As constraints become clearer, alternative assets such as gold and silver play a more deliberate role in strengthening portfolio resilience. Christopher Wong, executive director and foreign exchange strategist for global markets research and strategy at OCBC, said gold has moved “beyond a nice-to-have tactical hedge” to become “a strategic core holding.” He pointed to sustained official sector demand, noting that “central bank buying forms that structural demand” in an environment marked by policy uncertainty and elevated leverage. OCBC notes that more than 90 percent of global central banks expect to increase gold reserves over the next 12 months. Silver, by contrast, acts as “an amplifier,” supported by industrial demand, though investors should “mind the volatility.”

Adaptation also extends to financial infrastructure, where digital assets are moving from experimentation towards practical use. Steven Hu, head of digital assets, global markets at OCBC, described tokenisation as “strategically important for banks,” enabling financial products to operate globally “24/7, in real time.” He noted that “2025 marked the shift from testing to commercialisation,” highlighting collaboration with regulators and market participants, including wholesale central bank digital currency pilots with the Monetary Authority of Singapore and participation in initiatives such as Project BLOOM, which explores how tokenised deposits and digital money can function within existing banking and settlement systems.
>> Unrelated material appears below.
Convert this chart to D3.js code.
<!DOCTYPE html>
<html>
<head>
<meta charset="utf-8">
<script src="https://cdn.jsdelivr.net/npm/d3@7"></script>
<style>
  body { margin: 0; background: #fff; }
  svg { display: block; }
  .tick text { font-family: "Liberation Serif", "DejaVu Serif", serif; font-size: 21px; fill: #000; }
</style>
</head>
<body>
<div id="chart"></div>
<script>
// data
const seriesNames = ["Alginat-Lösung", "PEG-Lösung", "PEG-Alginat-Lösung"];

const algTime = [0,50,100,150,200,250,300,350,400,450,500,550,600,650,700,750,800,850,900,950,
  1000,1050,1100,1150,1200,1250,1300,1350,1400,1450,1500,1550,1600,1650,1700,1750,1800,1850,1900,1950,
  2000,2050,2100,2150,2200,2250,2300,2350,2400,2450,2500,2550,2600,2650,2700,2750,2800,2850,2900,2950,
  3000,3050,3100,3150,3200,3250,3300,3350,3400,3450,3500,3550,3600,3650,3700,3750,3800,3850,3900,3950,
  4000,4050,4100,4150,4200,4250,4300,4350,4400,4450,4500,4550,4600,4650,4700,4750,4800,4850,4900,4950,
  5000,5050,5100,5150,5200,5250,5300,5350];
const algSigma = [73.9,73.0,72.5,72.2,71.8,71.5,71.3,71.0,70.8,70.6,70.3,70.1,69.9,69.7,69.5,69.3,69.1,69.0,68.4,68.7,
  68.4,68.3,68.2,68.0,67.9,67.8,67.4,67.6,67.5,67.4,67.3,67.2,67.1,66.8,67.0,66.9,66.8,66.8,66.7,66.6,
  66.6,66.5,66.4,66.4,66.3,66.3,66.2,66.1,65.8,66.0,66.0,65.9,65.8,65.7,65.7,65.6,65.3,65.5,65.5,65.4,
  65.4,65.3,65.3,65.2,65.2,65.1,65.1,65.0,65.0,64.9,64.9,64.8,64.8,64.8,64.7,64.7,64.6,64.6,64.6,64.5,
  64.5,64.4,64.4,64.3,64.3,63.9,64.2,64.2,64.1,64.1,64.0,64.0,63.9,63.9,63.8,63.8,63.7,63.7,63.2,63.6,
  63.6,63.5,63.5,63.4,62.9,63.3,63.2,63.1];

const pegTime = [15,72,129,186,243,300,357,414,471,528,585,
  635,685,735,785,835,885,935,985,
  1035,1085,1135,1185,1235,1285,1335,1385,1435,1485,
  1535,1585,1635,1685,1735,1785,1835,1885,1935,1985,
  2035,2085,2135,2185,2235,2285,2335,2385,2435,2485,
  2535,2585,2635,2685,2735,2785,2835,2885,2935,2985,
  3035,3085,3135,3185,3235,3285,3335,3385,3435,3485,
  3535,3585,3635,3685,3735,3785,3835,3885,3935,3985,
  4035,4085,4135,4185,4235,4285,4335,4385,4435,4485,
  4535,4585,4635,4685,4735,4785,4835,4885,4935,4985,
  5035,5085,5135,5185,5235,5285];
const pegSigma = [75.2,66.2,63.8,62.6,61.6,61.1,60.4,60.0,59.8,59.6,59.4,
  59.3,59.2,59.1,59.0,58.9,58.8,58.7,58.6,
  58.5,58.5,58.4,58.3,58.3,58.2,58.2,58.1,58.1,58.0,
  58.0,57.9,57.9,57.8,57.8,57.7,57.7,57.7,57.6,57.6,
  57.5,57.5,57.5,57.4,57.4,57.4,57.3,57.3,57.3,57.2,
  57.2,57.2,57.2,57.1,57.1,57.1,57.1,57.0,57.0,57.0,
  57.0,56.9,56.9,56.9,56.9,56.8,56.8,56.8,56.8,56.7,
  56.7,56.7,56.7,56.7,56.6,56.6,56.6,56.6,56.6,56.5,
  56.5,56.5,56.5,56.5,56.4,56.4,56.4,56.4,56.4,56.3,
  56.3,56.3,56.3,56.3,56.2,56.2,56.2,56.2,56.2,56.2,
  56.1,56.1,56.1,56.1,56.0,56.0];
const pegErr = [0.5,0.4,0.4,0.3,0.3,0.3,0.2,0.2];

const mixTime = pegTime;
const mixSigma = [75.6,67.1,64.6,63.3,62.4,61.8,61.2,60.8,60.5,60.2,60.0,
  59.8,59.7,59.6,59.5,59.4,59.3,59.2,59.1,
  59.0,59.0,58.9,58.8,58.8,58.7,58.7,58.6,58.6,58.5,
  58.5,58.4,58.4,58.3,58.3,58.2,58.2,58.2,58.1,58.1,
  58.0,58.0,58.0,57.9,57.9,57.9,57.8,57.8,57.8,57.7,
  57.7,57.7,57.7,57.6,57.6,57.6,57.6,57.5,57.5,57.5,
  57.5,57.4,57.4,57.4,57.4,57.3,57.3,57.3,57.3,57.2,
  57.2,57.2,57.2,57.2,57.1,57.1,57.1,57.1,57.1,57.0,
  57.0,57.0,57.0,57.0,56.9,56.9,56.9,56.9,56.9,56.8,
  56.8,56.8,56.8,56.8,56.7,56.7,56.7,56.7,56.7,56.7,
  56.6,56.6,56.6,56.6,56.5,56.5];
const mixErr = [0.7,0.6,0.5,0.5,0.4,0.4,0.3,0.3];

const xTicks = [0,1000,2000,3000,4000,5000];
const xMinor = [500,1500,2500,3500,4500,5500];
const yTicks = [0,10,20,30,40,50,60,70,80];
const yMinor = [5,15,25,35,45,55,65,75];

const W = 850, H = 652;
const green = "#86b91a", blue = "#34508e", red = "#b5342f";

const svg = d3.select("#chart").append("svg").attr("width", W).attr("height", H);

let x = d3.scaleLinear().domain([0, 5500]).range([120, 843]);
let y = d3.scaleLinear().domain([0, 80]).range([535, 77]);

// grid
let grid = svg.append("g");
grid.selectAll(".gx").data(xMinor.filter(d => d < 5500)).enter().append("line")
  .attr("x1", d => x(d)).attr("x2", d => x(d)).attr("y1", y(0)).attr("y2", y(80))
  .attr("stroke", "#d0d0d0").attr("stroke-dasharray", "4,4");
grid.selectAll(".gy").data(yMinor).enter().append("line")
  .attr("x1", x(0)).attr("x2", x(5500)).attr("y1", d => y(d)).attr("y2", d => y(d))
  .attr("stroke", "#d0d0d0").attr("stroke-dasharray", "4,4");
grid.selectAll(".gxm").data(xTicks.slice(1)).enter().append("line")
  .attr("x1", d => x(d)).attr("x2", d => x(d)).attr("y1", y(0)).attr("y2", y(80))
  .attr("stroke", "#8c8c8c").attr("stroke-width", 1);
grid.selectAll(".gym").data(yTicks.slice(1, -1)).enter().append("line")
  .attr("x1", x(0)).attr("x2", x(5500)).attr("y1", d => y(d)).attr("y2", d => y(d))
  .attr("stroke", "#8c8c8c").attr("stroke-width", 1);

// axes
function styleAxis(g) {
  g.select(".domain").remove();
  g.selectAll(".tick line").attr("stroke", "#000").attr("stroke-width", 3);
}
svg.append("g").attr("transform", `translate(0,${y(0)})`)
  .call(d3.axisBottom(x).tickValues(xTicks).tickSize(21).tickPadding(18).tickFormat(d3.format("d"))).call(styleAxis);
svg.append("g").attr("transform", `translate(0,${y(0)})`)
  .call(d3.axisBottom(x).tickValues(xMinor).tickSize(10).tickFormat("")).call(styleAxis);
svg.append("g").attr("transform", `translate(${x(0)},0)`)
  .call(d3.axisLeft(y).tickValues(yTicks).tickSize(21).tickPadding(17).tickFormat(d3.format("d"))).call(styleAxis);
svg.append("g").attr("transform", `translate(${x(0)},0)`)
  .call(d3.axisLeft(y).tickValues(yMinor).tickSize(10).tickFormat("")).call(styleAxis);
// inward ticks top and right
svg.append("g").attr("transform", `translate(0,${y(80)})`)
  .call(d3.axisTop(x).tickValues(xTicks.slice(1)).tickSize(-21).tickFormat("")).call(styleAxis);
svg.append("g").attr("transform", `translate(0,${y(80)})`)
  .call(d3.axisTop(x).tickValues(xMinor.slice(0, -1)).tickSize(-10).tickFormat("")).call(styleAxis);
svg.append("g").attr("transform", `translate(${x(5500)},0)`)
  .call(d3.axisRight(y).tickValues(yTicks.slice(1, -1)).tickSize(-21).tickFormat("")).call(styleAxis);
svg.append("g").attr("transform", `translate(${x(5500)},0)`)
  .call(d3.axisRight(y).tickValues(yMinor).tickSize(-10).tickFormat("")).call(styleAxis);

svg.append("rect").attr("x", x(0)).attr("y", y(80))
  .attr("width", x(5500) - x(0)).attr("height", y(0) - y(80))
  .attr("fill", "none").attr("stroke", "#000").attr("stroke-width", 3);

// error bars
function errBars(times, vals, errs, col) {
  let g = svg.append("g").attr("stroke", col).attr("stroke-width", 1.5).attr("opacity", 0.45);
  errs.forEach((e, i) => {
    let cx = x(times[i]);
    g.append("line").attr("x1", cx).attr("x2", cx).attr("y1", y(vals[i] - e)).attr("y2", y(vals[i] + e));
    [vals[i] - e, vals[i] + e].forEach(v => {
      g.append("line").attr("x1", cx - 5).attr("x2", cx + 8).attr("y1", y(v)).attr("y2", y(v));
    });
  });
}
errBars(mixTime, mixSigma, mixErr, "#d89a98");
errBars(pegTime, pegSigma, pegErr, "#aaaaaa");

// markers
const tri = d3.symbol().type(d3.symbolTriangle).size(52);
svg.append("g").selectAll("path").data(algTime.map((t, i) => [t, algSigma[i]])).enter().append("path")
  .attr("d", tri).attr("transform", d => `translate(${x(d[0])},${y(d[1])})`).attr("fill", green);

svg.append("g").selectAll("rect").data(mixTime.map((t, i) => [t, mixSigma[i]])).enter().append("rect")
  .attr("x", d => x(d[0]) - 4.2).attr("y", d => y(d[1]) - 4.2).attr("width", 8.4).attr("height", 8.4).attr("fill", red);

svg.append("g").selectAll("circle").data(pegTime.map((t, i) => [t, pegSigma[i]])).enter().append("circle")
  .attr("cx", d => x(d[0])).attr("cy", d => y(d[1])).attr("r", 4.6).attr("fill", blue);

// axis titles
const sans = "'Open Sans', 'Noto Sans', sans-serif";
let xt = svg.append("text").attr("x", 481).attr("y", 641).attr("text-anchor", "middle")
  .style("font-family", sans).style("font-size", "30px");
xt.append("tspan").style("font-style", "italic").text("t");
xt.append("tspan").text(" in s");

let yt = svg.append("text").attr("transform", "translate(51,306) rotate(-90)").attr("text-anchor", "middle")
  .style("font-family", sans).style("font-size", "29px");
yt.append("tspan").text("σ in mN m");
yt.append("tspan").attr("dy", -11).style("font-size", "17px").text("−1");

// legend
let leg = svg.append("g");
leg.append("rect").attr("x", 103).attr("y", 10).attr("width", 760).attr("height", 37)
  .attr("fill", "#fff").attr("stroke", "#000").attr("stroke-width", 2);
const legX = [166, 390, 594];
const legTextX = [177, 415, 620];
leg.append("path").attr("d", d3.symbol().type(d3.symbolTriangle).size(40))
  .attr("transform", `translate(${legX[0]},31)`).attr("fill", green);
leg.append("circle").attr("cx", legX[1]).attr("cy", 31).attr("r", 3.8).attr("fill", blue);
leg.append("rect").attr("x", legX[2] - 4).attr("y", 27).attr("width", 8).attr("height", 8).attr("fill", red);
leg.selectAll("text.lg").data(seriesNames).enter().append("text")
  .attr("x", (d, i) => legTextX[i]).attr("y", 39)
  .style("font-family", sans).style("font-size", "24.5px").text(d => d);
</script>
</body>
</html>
The seminar underscored a market environment where opportunity and constraint move side by side. Liquidity continues to underpin asset prices, but its influence is increasingly mediated by geopolitics, policy boundaries and structural economic shifts. Investment decisions therefore place greater emphasis on diversification, risk control and consistency across market cycles. Confidence has not vanished, but it now rests more on discipline and structure than on the expectation that favourable conditions will continue unchanged.